Snapchat’s offering is more complex and constantly evolving. It started as a disappearing messaging app between friends and gradually added features like Stories, which opened the door for advertisers to connect with consumers on the emerging medium. Earlier this summer though, Snapchat announced Memories, which is where it took a bizarre turn.
Because Snapchat has grown organically without establishing a clear positioning and brand purpose, the incremental functionality additions have confused what the Snapchat brand stands for. We’ve been left to figure out what Snapchat’s brand is by the app’s capabilities, rather than its stated philosophy. Now that all messages don’t necessarily disappear and aren’t just between friends, what is Snapchat about?
Brand showdown: Instagram vs. Snapchat
Snapchat’s strategy has been successful in gaining users and its under-the-radar branding is likely a strategic decision. But Snapchat may be on the same winding product road that Facebook took before it found its way to a more focused, more successful approach to its business.
Facebook began by targeting college-aged students, without marketing itself, and then rolled out more and more features, like games, eventually becoming a confusing mashup of functionality that left many people wondering what Facebook actually was (sound familiar?). Now, Facebook has refocused its brand on a core set of capabilities with features like Check-Ins and Live that provide a clearer picture of the fact that the Facebook brand is about connecting people, and all of its incremental functionalities drive back to that purpose.
Snapchat needs to refocus too, and the update to allow for live-streaming was a really smart step in the right direction. By connecting people live at events like the GOP and DNC Conventions, Snapchat is refocusing on the “in the moment” philosophy that they made their name on. Now, Snapchat should coalesce their positioning and unify the brand to be about bite-sized, timely, and ephemeral storytelling curated around people, events, or brands, rather than leave us all guessing.

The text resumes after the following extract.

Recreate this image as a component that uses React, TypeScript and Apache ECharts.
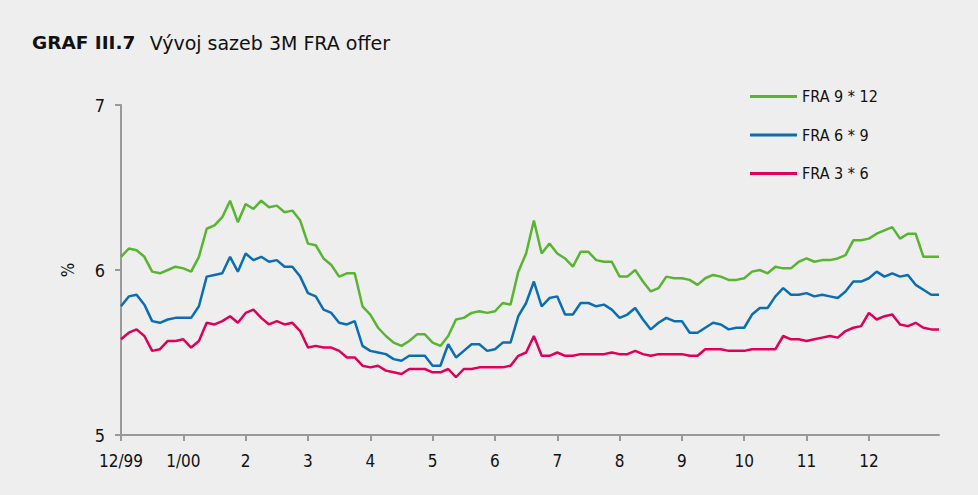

Despite this criticism, Snapchat has excelled in two significant ways. The ghost icon has been used really cleverly in helping them to develop more brand equity than Instagram’s camera logo. Users have appropriated the ghost and use it to represent themselves on other social media networks, while Instagram ironically, doesn’t have the representative visual brand equity (particularly with the new icon). Another way Snapchat succeeds is in its approach to filters: Instagram’s filters are about nostalgia, but Snapchat’s are personal and playful. As we saw with Ghostbusters, location-based filters and other branded filters, Snapchat has integrated branded content in a way that’s more useful for users than the way Instagram simply slips ads into your feed.
The Stories update is a confusing move for Instagram and it has the potential to degrade the clarity of its brand. Instagram was meant to be about ‘moments to remember’ – with Stories, the moments are ephemeral, which makes Instagram’s purpose more confusing.
More importantly, Instagram’s disappearing Stories don’t add much to my experience as a user. They’ve been described as a way to overshare and not worry that you’re cluttering up your followers feed. But that isn’t a real need; the curation required to ensure you don’t blast everyone with dog photos (that’s me) is part of the allure of Instagram. Disappearing Stories are a clear copy of Snapchat’s functionality, and Snapchat’s Memories feel too similar to Instagram’s core offering. Each app has its own strengths, so rather than attempting to be everything to every user, Snapchat and Instagram should refocus on their original, separate core values. There is incredible value in having distinct product features and brand values that these latest updates degrade.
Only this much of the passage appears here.